FIRE TO THE BEAR GODS
It was late summer, and the irrigation reservoir along the west front of the Rockies was drawn low. I walked the caked mudflats, along with anthropologist Barney Reeves, looking for small circles of rocks, evidence of ancient cooking fires. These campfires had burned centuries before a dam inundated this valley, and the low water was making them visible. We found blackened bones of bison and bighorns, the preferred prey over deer and elk. Only once in his career, Reeves told me, had he found a black bear femur in one of these pits.

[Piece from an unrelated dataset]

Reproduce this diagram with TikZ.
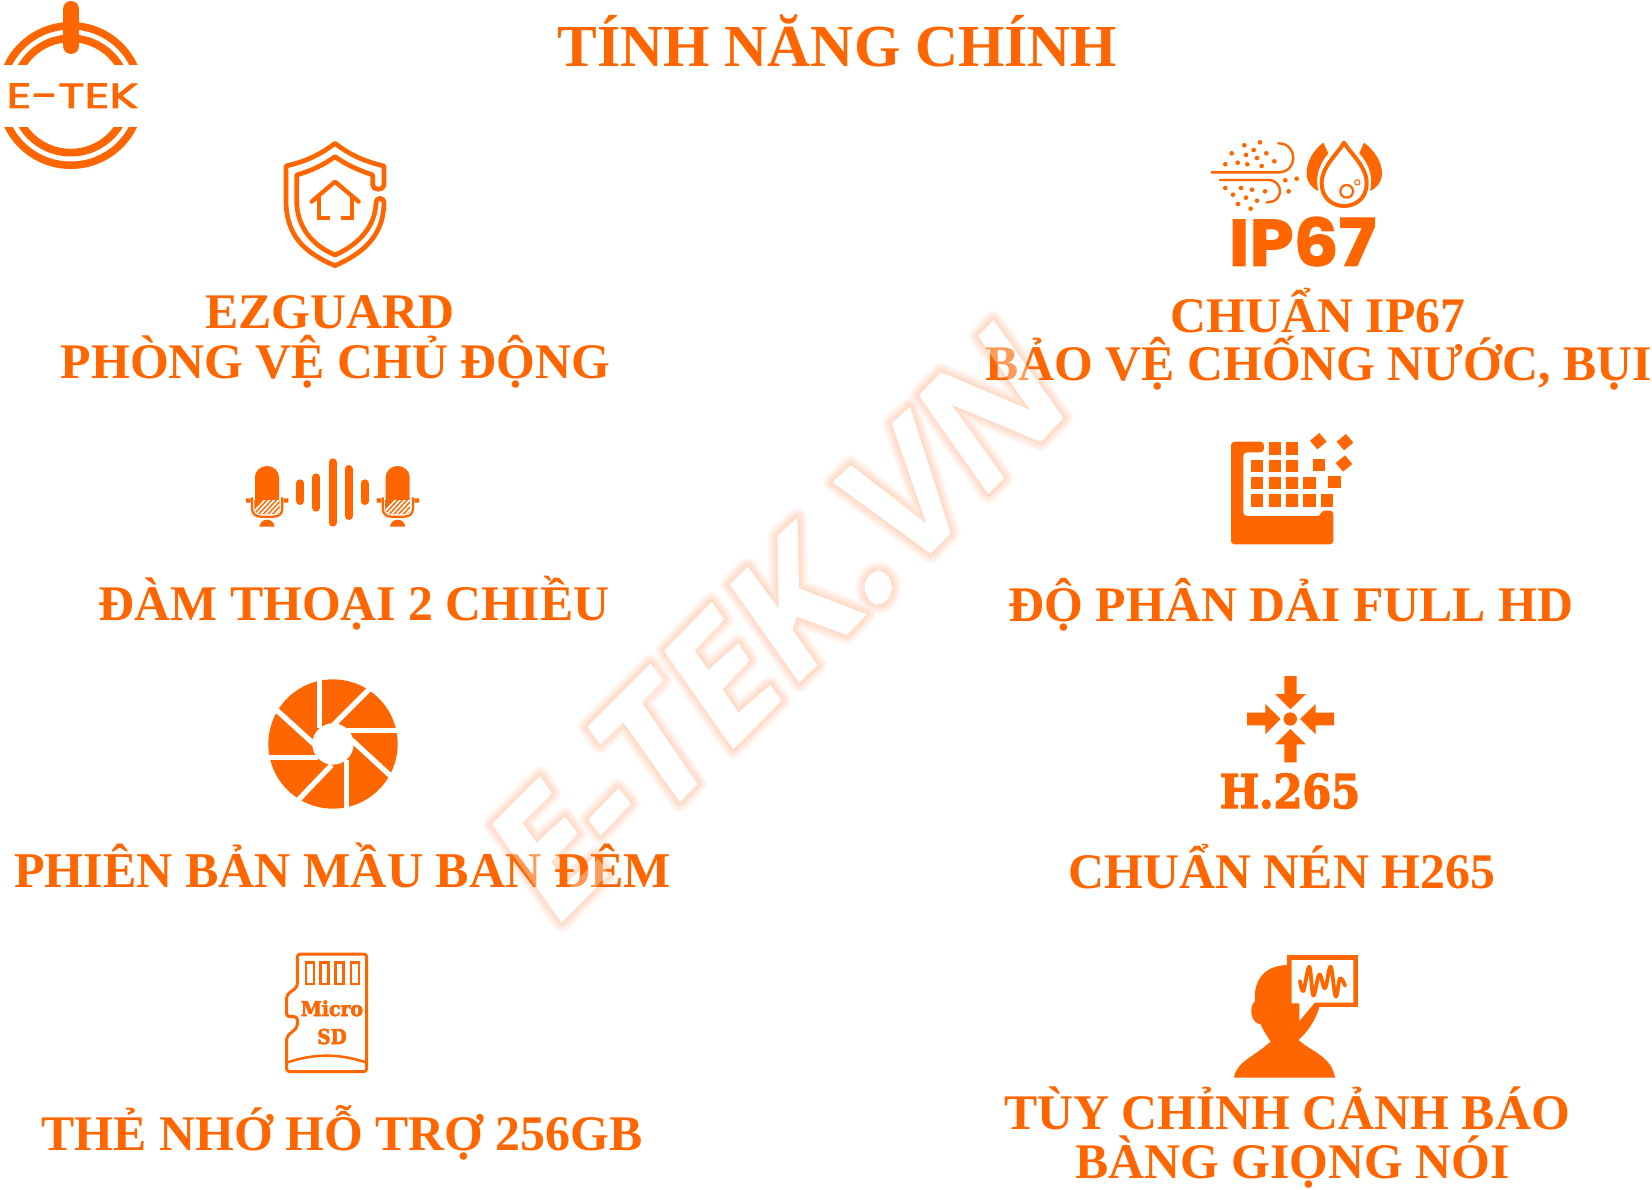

One fire pit stood out. Instead of common stones, every rock in the ring was red argillite. It was a ceremonial fire ring, Reeves said. Perhaps the pit had been at the center of a sweat lodge. But what shocked me was what was inside the ring of red rocks. The pit was full of the canines—the fang teeth—of adult grizzly bears. The bones had crumbled with time, but the harder, enamel-coated teeth remained easily identifiable. Someone long ago, for some long-forgotten reason, had cooked the skulls of several grizzlies in that spot.
I imagined the scene: glowing coals, smell of burnt flesh and sweetgrass, prayers to an ancient god offered in an ancient tongue. I snapped a picture and we left the site untouched. The next spring’s snowmelt refilled the reservoir, taking the mystery with it.